Intesa, also based in Milan, will probably report a quarterly loss of 70.3 million euros on March 12, according to a Bloomberg News survey of seven analysts. The lender posted a 10.1 billion-euro loss in the final three months of 2011, after writing down goodwill on acquisitions.
Officials at UniCredit and Intesa declined to comment.
The Italian economy contracted 2.2 percent in 2012 and is expected to shrink 1 percent this year, the Bank of Italy estimates. Italian firms and families are struggling to repay debts and find new credit as unemployment rises and austerity measures put in place by the caretaker government of Mario Monti curb economic activity.
The jobless rate reached the highest in more than 13 years in December and consumer confidence fell in January to the lowest level since at least 1996.
Italian corporate and household non-performing loans rose to a record in December, reaching 125 billion euros, according to data from the Italian Banking Association. Banks’ gross non- performing loans as a proportion of total lending increased to 6.3 percent from 5.4 percent a year earlier.
France’s BNP Paribas SA (BNP), which owns a retail bank and consumer credit unit in Italy, and Credit Agricole SA (ACA) reported higher bad-loan provisions from their Italian branch networks in the fourth quarter.
Italy’s central bank has increased inspections and is urging banks to take more provisions. “In periods of market tension, the intensity of supervision cannot be relaxed,” Governor Ignazio Visco said in a speech on Feb. 9.

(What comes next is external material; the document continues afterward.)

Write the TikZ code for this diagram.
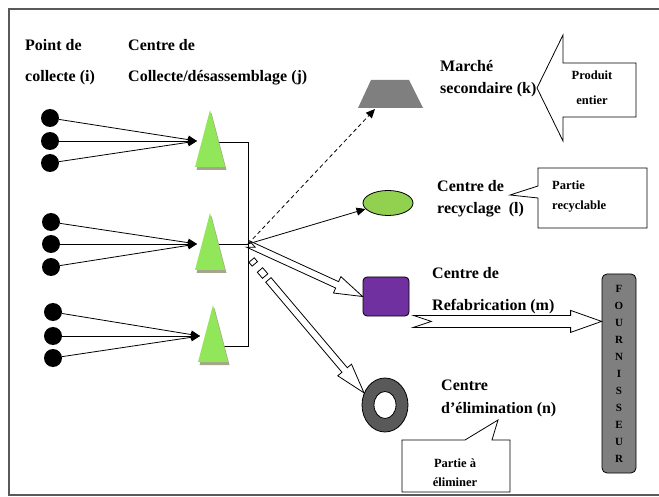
\documentclass[tikz,border=0pt]{standalone}
\usepackage{fontspec}
\setmainfont{Liberation Serif}
\usepackage{tikz}
\usetikzlibrary{arrows.meta,calc,shapes.geometric}
\definecolor{framegray}{HTML}{595959}
\definecolor{conegreen}{HTML}{92E65A}
\definecolor{coneshade}{HTML}{A6A68C}
\definecolor{recygreen}{HTML}{92D050}
\definecolor{refabpurple}{HTML}{7030A0}
\definecolor{elimgray}{HTML}{595959}
\definecolor{boxgray}{HTML}{7F7F7F}

% open block arrow: from, to, shaft half width, head half width, head length, tail notch
\newcommand{\hollowarrow}[6]{%
  \coordinate (ha-h) at ($(#2)!#5!(#1)$);
  \coordinate (ha-n) at ($(#1)!#6!(#2)$);
  \draw[hollow] ($(#1)!#3!90:(#2)$) -- ($(ha-h)!#3!90:(#2)$)
    -- ($(ha-h)!#4!90:(#2)$) -- (#2) -- ($(ha-h)!#4!-90:(#2)$)
    -- ($(ha-h)!#3!-90:(#2)$) -- ($(#1)!#3!-90:(#2)$) -- (ha-n) -- cycle;
}
% one stripe of a striped arrow: from, to, start, end
\newcommand{\hollowstripe}[4]{%
  \coordinate (hs-a) at ($(#1)!#3!(#2)$);
  \coordinate (hs-b) at ($(#1)!#4!(#2)$);
  \draw[hollow] ($(hs-a)!3.5pt!90:(#2)$) -- ($(hs-b)!3.5pt!90:(#2)$)
    -- ($(hs-b)!3.5pt!-90:(#2)$) -- ($(hs-a)!3.5pt!-90:(#2)$) -- cycle;
}

\begin{document}
\begin{tikzpicture}[
  x=1pt,y=-1pt,
  >={Triangle[length=9pt,width=8pt]},
  dot/.style={circle,fill=black,inner sep=0pt,minimum size=18pt},
  feed/.style={->,line width=.8pt},
  hollow/.style={draw=black,fill=white,line width=.8pt,line join=miter},
  lbl/.style={anchor=west,inner sep=0pt,align=left,font=\bfseries\fontsize{16}{22}\selectfont},
  note/.style={inner sep=0pt,font=\bfseries\fontsize{12.5}{20}\selectfont},
  bubble/.style={draw=black,fill=white,line width=.8pt}
]
  \useasboundingbox (0,0) rectangle (659,497);
  \draw[framegray,line width=1.5pt] (9,9) rectangle (700,495);

  \node[lbl,font=\bfseries\fontsize{16}{31}\selectfont] (pointlbl) at (25,62) {Point de\\collecte (i)};
  \node[lbl,font=\bfseries\fontsize{16}{31}\selectfont] (centrelbl) at (128,62) {Centre de\\Collecte/désassemblage (j)};

  % collection points and centres
  \coordinate (c1) at (210,142);
  \coordinate (c2) at (210,244);
  \coordinate (c3) at (213,346);
  \coordinate (j) at (248,244);
  \draw[line width=.8pt] (c1) -| (j);
  \draw[line width=.8pt] (c3) -| (j);
  \draw[line width=.8pt] (c2) -- (j);

  \foreach \g/\ax/\ay in {1/210/110,2/210/213,3/213/305}{
    \fill[coneshade] (\ax+1.5,\ay+3) -- (\ax+16.5,\ay+60) -- (\ax-13.5,\ay+60) -- cycle;
    \fill[conegreen] (\ax,\ay) -- (\ax+15,\ay+57) -- (\ax-15,\ay+57) -- cycle;
    \coordinate (in\g) at (\ax-13,\ay+31);
  }

  \foreach \g/\px/\ya/\yb/\yc in {1/50/118/141/163,2/51/222/244/267,3/53/312/336/358}{
    \node[dot] (p\g1) at (\px,\ya) {};
    \node[dot] (p\g2) at (\px,\yb) {};
    \node[dot] (p\g3) at (\px,\yc) {};
    \foreach \k in {1,2,3}
      \draw[feed] (p\g\k) -- (in\g);
  }

  % destinations
  \fill[boxgray] (358,108) -- (371,80) -- (409,80) -- (423,108) -- cycle;
  \coordinate (market) at (375,109);
  \node[ellipse,draw=black,fill=recygreen,line width=.8pt,minimum width=50pt,
    minimum height=25pt,inner sep=0pt] (recy) at (388,203) {};
  \node[draw=black,fill=refabpurple,rounded corners=4pt,line width=.8pt,
    minimum width=46pt,minimum height=39pt,inner sep=0pt] (sq) at (386,296.5) {};
  \node[ellipse,draw=black,fill=elimgray,line width=.8pt,minimum width=46pt,
    minimum height=54pt,inner sep=0pt] (ring) at (385,405) {};
  \node[ellipse,draw=black,fill=white,line width=.8pt,minimum width=22pt,
    minimum height=27pt,inner sep=0pt] (hole) at (ring) {};
  \node[draw=black,fill=boxgray,rounded corners=5pt,line width=.8pt,
    minimum width=34pt,minimum height=199pt,inner sep=0pt,align=center,
    font=\bfseries\fontsize{11}{17}\selectfont] (four) at (619,373.5)
    {F\\O\\U\\R\\N\\I\\S\\S\\E\\U\\R};

  \draw[->,line width=.8pt,dash pattern=on 4pt off 3pt] (j) -- (market);
  \draw[->,line width=.8pt] (j) -- (recy.195);
  \hollowarrow{j}{sq.west}{3.5pt}{9pt}{28pt}{8pt}

  \coordinate (js) at (249,257);
  \coordinate (jr) at ($(js)!30pt!(ring.150)$);
  \hollowstripe{js}{ring.150}{4pt}{9pt}
  \hollowstripe{js}{ring.150}{17pt}{25pt}
  \hollowarrow{jr}{ring.150}{3.5pt}{9pt}{30pt}{0pt}

  \coordinate (rf) at ($(sq.south east)+(4,5)$);
  \hollowarrow{rf}{four.west |- rf}{6pt}{11pt}{31pt}{18pt}

  \node[lbl] (marchelbl) at (440,79) {Marché\\secondaire (k)};
  \node[lbl] (recylbl) at (437,199) {Centre de\\recyclage~~(l)};
  \node[lbl,font=\bfseries\fontsize{16}{32}\selectfont] (refablbl) at (432,291) {Centre de\\Refabrication (m)};
  \node[lbl,font=\bfseries\fontsize{16}{23}\selectfont] (elimlbl) at (441,398.5) {Centre\\d’élimination (n)};

  % callouts
  \draw[bubble] (537,88) -- (563,35) -- (563,63) -- (636,63) -- (636,117)
    -- (563,117) -- (563,141) -- cycle;
  \node[note,align=center,font=\bfseries\fontsize{12.5}{25}\selectfont] (produitlbl) at (592,88) {Produit\\entier};

  \draw[bubble] (538,168) -- (647,168) -- (647,228) -- (538,228) -- (538,198)
    -- (510,195) -- (538,186) -- cycle;
  \node[note,anchor=west,align=left] (partierlbl) at (552,197) {Partie\\recyclable};

  \draw[bubble] (402,440) -- (465,440) -- (498,420) -- (492,440) -- (510,440)
    -- (510,492) -- (402,492) -- cycle;
  \node[note,align=center,font=\bfseries\fontsize{12.5}{19}\selectfont] (partieelbl) at (455,472.5) {Partie à\\éliminer};
\end{tikzpicture}
\end{document}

“The Bank of Italy review of the top 25 banks likely means an increase in non-performing loans coverage” in the fourth quarter, Francesca Tondi, an analyst at Morgan Stanley, wrote in a report March 6. “We think 2013 accounts will also be affected by still-growing NPLs and the need for more coverage.”
UniCredit shares as much as doubled in Milan trading, and Intesa surged as much as 73 percent, after European Central Bank President Mario Draghi’s July pledge to do “whatever it takes” to defend the euro. Those gains began to erode over the past month as Italian government borrowing costs increased in the run-up to the elections.

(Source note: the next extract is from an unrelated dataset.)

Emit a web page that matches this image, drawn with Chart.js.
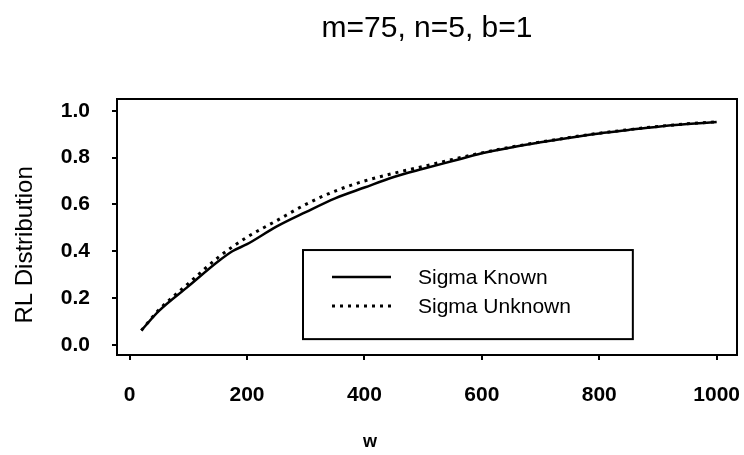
<!DOCTYPE html>
<html>
<head>
<meta charset="utf-8">
<script src="https://cdn.jsdelivr.net/npm/chart.js@4/dist/chart.umd.min.js"></script>
<style>
  html, body { margin: 0; padding: 0; background: #fff; }
  #wrap { width: 744px; height: 455px; }
</style>
</head>
<body>
<div id="wrap"><canvas id="rl-chart" width="744" height="455"></canvas></div>
<script>
  "use strict";

  // run length distribution, m=75, n=5, b=1
  var knownW = [20, 50, 100, 150, 175, 200, 250, 300, 350, 400, 450, 500, 550, 600, 650, 700, 750, 800, 850, 900, 950, 1000];
  var knownRL = [0.062, 0.145, 0.25, 0.355, 0.40, 0.43, 0.505, 0.567, 0.626, 0.672, 0.717, 0.752, 0.785, 0.818, 0.843, 0.865, 0.885, 0.903, 0.918, 0.932, 0.943, 0.952];

  var unknownW = [20, 50, 100, 150, 200, 250, 300, 350, 400, 450, 500, 550, 600, 650, 700, 750, 800, 850, 900, 950, 1000];
  var unknownRL = [0.062, 0.15, 0.262, 0.372, 0.46, 0.53, 0.60, 0.657, 0.70, 0.733, 0.762, 0.792, 0.82, 0.845, 0.866, 0.886, 0.904, 0.919, 0.933, 0.944, 0.953];

  var xTicks = [0, 200, 400, 600, 800, 1000];
  var yTicks = [0, 0.2, 0.4, 0.6, 0.8, 1.0];
  var yTickLabels = ["0.0", "0.2", "0.4", "0.6", "0.8", "1.0"];

  var chartTitle = "m=75, n=5, b=1";
  var xTitle = "w";
  var yTitle = "RL Distribution";

  var FONT = "'Liberation Sans', Arial, Helvetica, sans-serif";

  function toPoints(xs, ys) {
    return xs.map(function (x, i) { return { x: x, y: ys[i] }; });
  }

  // box around the plot area
  var frame = {
    id: "frame",
    afterDatasetsDraw: function (chart) {
      var a = chart.chartArea, ctx = chart.ctx;
      ctx.save();
      ctx.strokeStyle = "#000";
      ctx.lineWidth = 2;
      ctx.strokeRect(a.left, a.top, a.right - a.left, a.bottom - a.top);
      ctx.restore();
    }
  };

  // main title over the plot, axis titles
  var titles = {
    id: "titles",
    afterDraw: function (chart) {
      var a = chart.chartArea, ctx = chart.ctx;
      ctx.save();
      ctx.fillStyle = "#000";
      ctx.textAlign = "center";
      ctx.textBaseline = "middle";
      ctx.font = "30px " + FONT;
      ctx.fillText(chartTitle, (a.left + a.right) / 2, 29);
      ctx.font = "bold 18px " + FONT;
      ctx.fillText(xTitle, a.left + (a.right - a.left) * 0.408, 442);
      ctx.translate(25, a.top + (a.bottom - a.top) * 0.57);
      ctx.rotate(-Math.PI / 2);
      ctx.font = "24px " + FONT;
      ctx.fillText(yTitle, 0, 0);
      ctx.restore();
    }
  };

  // boxed legend inside the plot, lower right
  var boxLegend = {
    id: "boxLegend",
    afterDraw: function (chart) {
      var a = chart.chartArea, ctx = chart.ctx;
      var w = a.right - a.left, h = a.bottom - a.top;
      var bx = a.left + w * 0.30, by = a.top + h * 0.59;
      var bw = w * 0.532, bh = h * 0.348;
      ctx.save();
      ctx.fillStyle = "#fff";
      ctx.fillRect(bx, by, bw, bh);
      ctx.strokeStyle = "#000";
      ctx.lineWidth = 2;
      ctx.strokeRect(bx, by, bw, bh);
      ctx.font = "21px " + FONT;
      ctx.textBaseline = "middle";
      ctx.fillStyle = "#000";
      chart.data.datasets.forEach(function (ds, i) {
        var y = by + 27 + i * 29;
        ctx.beginPath();
        ctx.lineWidth = ds.borderWidth;
        ctx.setLineDash(ds.borderDash || []);
        ctx.moveTo(bx + 29, y);
        ctx.lineTo(bx + 88, y);
        ctx.stroke();
        ctx.setLineDash([]);
        ctx.fillText(ds.label, bx + 115, y + 1);
      });
      ctx.restore();
    }
  };

  var ctx = document.getElementById("rl-chart").getContext("2d");
  var rlChart = new Chart(ctx, {
    type: "line",
    data: {
      datasets: [
        {
          label: "Sigma Known",
          data: toPoints(knownW, knownRL),
          borderColor: "#000",
          borderWidth: 2.5,
          pointRadius: 0,
          cubicInterpolationMode: "monotone",
          fill: false,
        },
        {
          label: "Sigma Unknown",
          data: toPoints(unknownW, unknownRL),
          borderColor: "#000",
          borderWidth: 3,
          borderDash: [3, 5],
          pointRadius: 0,
          cubicInterpolationMode: "monotone",
          fill: false,
        },
      ],
    },
    options: {
      responsive: false,
      animation: false,
      layout: { padding: { top: 99, right: 7, left: 0, bottom: 0 } },
      plugins: {
        legend: { display: false },
        tooltip: { enabled: false },
        title: { display: false },
      },
      scales: {
        x: {
          type: "linear",
          min: -21.5,
          max: 1034.6,
          afterBuildTicks: function (scale) {
            scale.ticks = xTicks.map(function (v) { return { value: v }; });
          },
          afterFit: function (scale) {
            scale.height = 100;
            scale.paddingLeft = 0;
            scale.paddingRight = 0;
          },
          grid: { drawOnChartArea: false, drawTicks: true, tickLength: 5, color: "#000", lineWidth: 2 },
          border: { display: false },
          ticks: {
            color: "#000",
            padding: 23,
            maxRotation: 0,
            font: { family: FONT, size: 21, weight: "bold", lineHeight: 1.2 },
            callback: function (v) { return String(v); },
          },
        },
        y: {
          type: "linear",
          min: -0.043,
          max: 1.05,
          afterBuildTicks: function (scale) {
            scale.ticks = yTicks.map(function (v) { return { value: v }; });
          },
          afterFit: function (scale) {
            scale.width = 117;
            scale.paddingTop = 0;
            scale.paddingBottom = 0;
          },
          grid: { drawOnChartArea: false, drawTicks: true, tickLength: 5, color: "#000", lineWidth: 2 },
          border: { display: false },
          ticks: {
            color: "#000",
            padding: 22,
            font: { family: FONT, size: 21, weight: "bold", lineHeight: 1.2 },
            callback: function (v) { return yTickLabels[yTicks.indexOf(v)]; },
          },
        },
      },
    },
    plugins: [frame, titles, boxLegend],
  });
</script>
</body>
</html>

“Any renewed rise in funding costs would be the equivalent of a tightening in monetary conditions, with the potential to slow the economy,” Credit Suisse Group AG analysts including Yiagos Alexopoulos and Christel Aranda-Hassel said in a note last week.
Italian banks tied their fortunes more closely to the financial strength of the state in 2012, increasing holdings of the country’s sovereign debt by 58 percent to 331 billion euros. Italy has 2 trillion euros of debt, more as a share of its economy than any developed nation other than Greece and Japan.

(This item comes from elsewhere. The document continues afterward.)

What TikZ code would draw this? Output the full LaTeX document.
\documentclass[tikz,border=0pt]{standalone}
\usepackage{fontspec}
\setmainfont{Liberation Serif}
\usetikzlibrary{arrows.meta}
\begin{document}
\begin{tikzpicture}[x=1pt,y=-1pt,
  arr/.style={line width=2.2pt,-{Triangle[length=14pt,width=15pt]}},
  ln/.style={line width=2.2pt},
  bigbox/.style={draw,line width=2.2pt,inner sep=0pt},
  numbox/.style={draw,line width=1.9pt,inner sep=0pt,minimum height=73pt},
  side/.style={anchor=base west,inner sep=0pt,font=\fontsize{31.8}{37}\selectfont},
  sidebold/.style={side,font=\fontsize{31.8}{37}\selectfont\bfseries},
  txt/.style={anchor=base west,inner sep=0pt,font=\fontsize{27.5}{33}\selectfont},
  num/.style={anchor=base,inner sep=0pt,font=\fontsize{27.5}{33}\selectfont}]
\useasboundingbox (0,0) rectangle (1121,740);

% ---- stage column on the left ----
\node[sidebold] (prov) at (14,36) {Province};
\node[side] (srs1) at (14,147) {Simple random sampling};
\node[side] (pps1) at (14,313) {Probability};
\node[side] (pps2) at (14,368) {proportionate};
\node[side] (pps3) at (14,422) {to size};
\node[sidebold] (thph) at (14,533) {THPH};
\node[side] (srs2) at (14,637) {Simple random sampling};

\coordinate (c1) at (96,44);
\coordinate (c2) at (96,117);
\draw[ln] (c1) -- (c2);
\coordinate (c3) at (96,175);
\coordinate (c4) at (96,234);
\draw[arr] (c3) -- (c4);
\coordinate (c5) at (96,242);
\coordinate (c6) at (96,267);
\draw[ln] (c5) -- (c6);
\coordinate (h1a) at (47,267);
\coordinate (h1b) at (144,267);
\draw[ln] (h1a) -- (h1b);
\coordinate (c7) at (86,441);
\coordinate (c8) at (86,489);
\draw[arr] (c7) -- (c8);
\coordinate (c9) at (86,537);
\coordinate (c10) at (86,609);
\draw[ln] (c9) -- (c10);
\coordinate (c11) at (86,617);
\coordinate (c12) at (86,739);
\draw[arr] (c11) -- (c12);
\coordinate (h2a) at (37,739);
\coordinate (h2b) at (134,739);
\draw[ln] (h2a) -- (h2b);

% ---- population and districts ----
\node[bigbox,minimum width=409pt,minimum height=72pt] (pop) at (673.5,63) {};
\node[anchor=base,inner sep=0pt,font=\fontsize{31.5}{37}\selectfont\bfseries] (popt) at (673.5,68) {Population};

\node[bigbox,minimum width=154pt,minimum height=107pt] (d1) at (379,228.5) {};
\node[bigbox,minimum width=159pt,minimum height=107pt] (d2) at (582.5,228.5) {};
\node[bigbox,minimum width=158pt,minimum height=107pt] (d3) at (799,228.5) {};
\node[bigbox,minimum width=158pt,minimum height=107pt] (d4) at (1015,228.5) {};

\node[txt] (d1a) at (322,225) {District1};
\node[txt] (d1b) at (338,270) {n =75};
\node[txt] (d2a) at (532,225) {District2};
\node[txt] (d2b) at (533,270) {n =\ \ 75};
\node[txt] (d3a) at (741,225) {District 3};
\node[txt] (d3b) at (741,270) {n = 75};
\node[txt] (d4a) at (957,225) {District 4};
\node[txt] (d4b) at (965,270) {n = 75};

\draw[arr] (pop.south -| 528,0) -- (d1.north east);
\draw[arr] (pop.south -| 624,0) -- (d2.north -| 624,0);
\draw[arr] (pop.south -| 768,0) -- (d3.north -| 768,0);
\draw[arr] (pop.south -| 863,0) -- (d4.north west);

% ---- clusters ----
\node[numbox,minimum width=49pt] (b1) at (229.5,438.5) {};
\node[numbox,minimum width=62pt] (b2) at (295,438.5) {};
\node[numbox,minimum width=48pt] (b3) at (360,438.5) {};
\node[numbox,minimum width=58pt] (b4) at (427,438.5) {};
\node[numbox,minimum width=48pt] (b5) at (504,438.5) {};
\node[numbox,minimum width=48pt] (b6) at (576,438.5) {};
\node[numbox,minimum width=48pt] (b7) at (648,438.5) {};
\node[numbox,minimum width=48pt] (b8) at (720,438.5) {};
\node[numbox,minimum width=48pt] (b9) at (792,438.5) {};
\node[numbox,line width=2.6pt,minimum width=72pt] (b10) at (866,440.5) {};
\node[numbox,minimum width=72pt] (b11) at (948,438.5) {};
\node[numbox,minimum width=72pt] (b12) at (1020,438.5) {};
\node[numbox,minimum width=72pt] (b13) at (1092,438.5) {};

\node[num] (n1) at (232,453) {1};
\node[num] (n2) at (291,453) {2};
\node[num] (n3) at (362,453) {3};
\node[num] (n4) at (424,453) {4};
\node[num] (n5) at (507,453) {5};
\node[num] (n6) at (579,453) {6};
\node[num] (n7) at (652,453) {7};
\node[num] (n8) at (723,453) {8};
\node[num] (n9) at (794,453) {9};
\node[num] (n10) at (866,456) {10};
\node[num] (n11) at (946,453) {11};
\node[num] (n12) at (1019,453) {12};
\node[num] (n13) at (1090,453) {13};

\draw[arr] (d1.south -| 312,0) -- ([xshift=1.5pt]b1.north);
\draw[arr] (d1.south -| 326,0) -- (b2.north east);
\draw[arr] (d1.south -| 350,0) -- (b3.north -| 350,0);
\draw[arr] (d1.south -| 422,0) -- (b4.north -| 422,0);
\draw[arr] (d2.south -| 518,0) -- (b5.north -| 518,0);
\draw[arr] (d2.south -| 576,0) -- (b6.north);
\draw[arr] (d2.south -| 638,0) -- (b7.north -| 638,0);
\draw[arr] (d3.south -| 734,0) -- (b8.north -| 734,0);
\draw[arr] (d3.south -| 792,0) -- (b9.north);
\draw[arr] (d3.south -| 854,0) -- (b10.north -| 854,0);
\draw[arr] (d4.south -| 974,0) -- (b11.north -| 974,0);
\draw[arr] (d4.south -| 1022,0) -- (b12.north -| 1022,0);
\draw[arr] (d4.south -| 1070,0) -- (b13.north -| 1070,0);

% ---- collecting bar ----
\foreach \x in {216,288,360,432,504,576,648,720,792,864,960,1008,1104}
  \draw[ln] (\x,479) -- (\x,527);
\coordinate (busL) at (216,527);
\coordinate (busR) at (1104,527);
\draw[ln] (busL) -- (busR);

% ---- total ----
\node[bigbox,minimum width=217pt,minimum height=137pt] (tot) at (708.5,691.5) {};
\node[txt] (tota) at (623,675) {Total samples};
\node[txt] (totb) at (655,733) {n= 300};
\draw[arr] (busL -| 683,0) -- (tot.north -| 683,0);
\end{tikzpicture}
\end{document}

Following last week’s elections, Pier Luigi Bersani is struggling to create the consensus needed to form a government after efforts to draw Beppe Grillo’s Five Star Movement into an alliance with his Democratic Party were rebuffed. Grillo’s upstart, anti-austerity campaign took votes from both Bersani and three-time premier Silvio Berlusconi, leaving no single force in a position to govern and raising speculation a new vote will be needed to break the deadlock.
In 2011, euro break-up risks and frozen bank funding forced then Prime Minister Berlusconi to resign in favor of Mario Monti’s unelected government.
The events in Italy have affected borrowing costs beyond Italy. Relative yields on bonds sold by financial companies from Greece, Spain, Italy, Portugal and Ireland jumped 11 percent since Feb. 25 to an average 357 basis points on March 4, according to Bank of America Merrill Lynch’s Euro Periphery Financial index. The spread over benchmark government bonds fell to 348 basis points on March 6.
The difference between their funding costs and those of financial firms in the region’s so-called core nations, including Germany and France, is holding near the widest since Dec. 28, according to Bank of America Merrill Lynch’s Euro Non- Periphery Financial index. A basis point is a hundredth of a percentage point.